Selon le prophète Isaïe, la première figure du Messie qui vient à Noël est celle d’un « conseiller  merveilleux ». Avouons que souvent nous passons devant lui sans le voir, pressés de nous retrouver auprès du « Dieu fort », du « Père à jamais » ou du « Prince de la paix », figures plus familières ou accessibles peut-être. Et pourtant ! C’est tellement stimulant le point de vue de quelqu’un qui de l’obscurité fait jaillir une lumière, qui indique une direction sûre dans la confusion.  Où est le chemin de la vie, et comment s’y tenir ?

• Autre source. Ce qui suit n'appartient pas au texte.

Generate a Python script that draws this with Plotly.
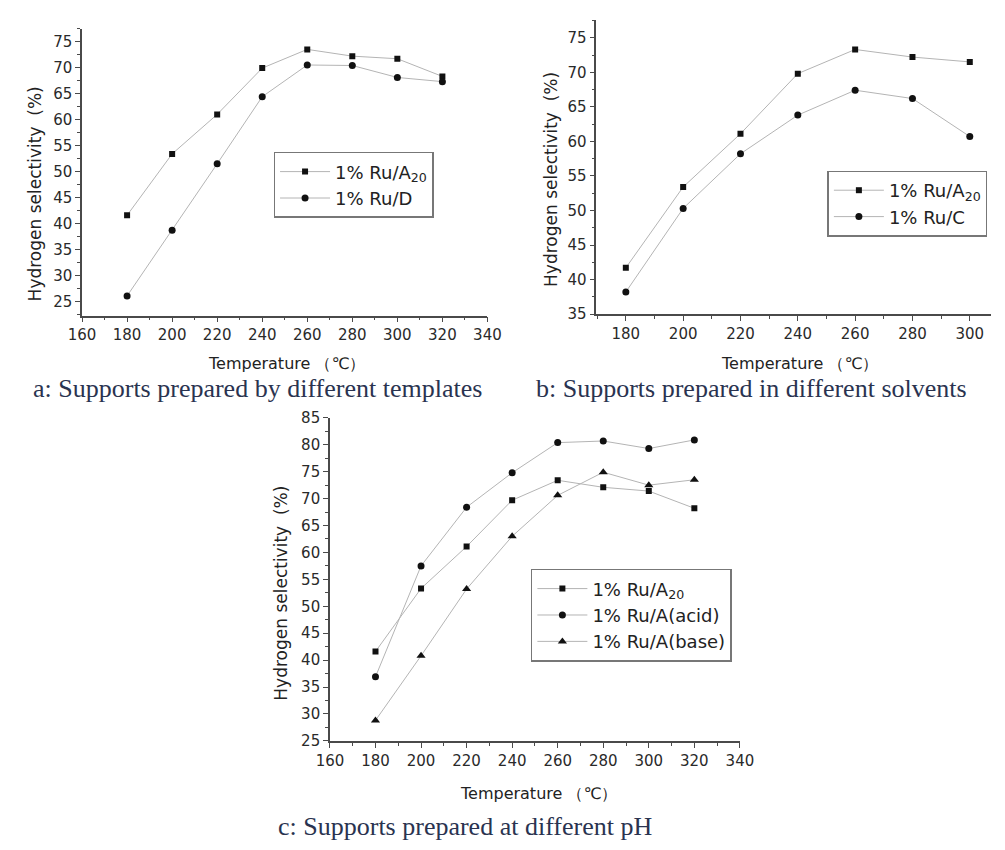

Plus qu’un prophète ou un sage, cependant, notre conseiller merveilleux est la parole de Dieu qui se fait l’un de nous, « Dieu avec nous ». La merveille est de nous introduire amoureusement, comme le fut Marie, dans la délibération, le conseil, que Dieu ne cesse de tenir en lui-même pour le seul bien de notre liberté et de la création à faire advenir avec lui.  Dans les Exercices spirituels, saint Ignace invite ainsi le chercheur de Dieu à entrer dans ce regard d’amour trinitaire sur le monde, pour éveiller et faire grandir en lui, comme en Marie, le désir de donner chair à la parole de salut de Dieu.

Tout ce qui nous concerne, tout ce qui engage notre liberté à chaque instant, tout ce qui construit notre style de vie personnel et collectif l’intéresse. Il nous faudra seulement faire preuve d’un cœur attentif au moindre signe d’humanité pour le découvrir : tout proche de nous parfois, caché dans les plis de nos pauvretés où soudain jaillit une joie pleine de lumière qui nous met en route, comme les bergers de la crèche. Soit bien loin de ce que nous pensons ou vivons, comme les mages qui se laissent éclairer par ce qu’ils déchiffrent et entendent des autres, même quand ceux-ci sont animés des pires intentions.

Ce « merveilleux conseiller » nous touche dans ce qui nous meut ou nous ébranle le plus profondément,  au plus intérieur et fragile de nous-même et du monde.

  • La détermination de nombreuses personnes à rendre notre monde habitable et vraiment commun pour tous, est un signe d’humanisation. Qu’il s’agisse d’une action très limitée ou d’une conviction combattant une surdité et un aveuglement massifs, ce signe nous rappelle que l’espérance la plus durable se donne dans une naissance infiniment fragile et improbable.
  • La volonté de mettre fin à l’accroissement démesuré des inégalités et de répartir plus justement les richesses au sein des sociétés et entre les pays est significative. Dans l’Alliance entre Dieu et les hommes, la destination des biens est universelle, et devant la crèche, aucun bien ne tient qui ne soit d’abord le signe d’un don, les mages l’expriment dans la simplicité de leur geste.
  • Persévérer dans la démarche de vérité en Eglise vis-à-vis des abus du cléricalisme, avancer fermement dans l’éclaircissement de la mission des femmes, de la diversité des ministères et des communautés de foi, sont autant de signes de l’Esprit qui travaille le Corps éternellement vivant du Ressuscité. Sa mise au monde appelle gratuitement toute personne de bonne volonté à y donner sa foi, ses compétences, son énergie. Tels les innombrables santons…

 « Conseiller merveilleux » est le nom de l’enfant toujours à naitre en nos cœurs, lui qui vient changer l’aridité de nos calculs en source d’amour pour la gloire de Dieu et le salut du monde.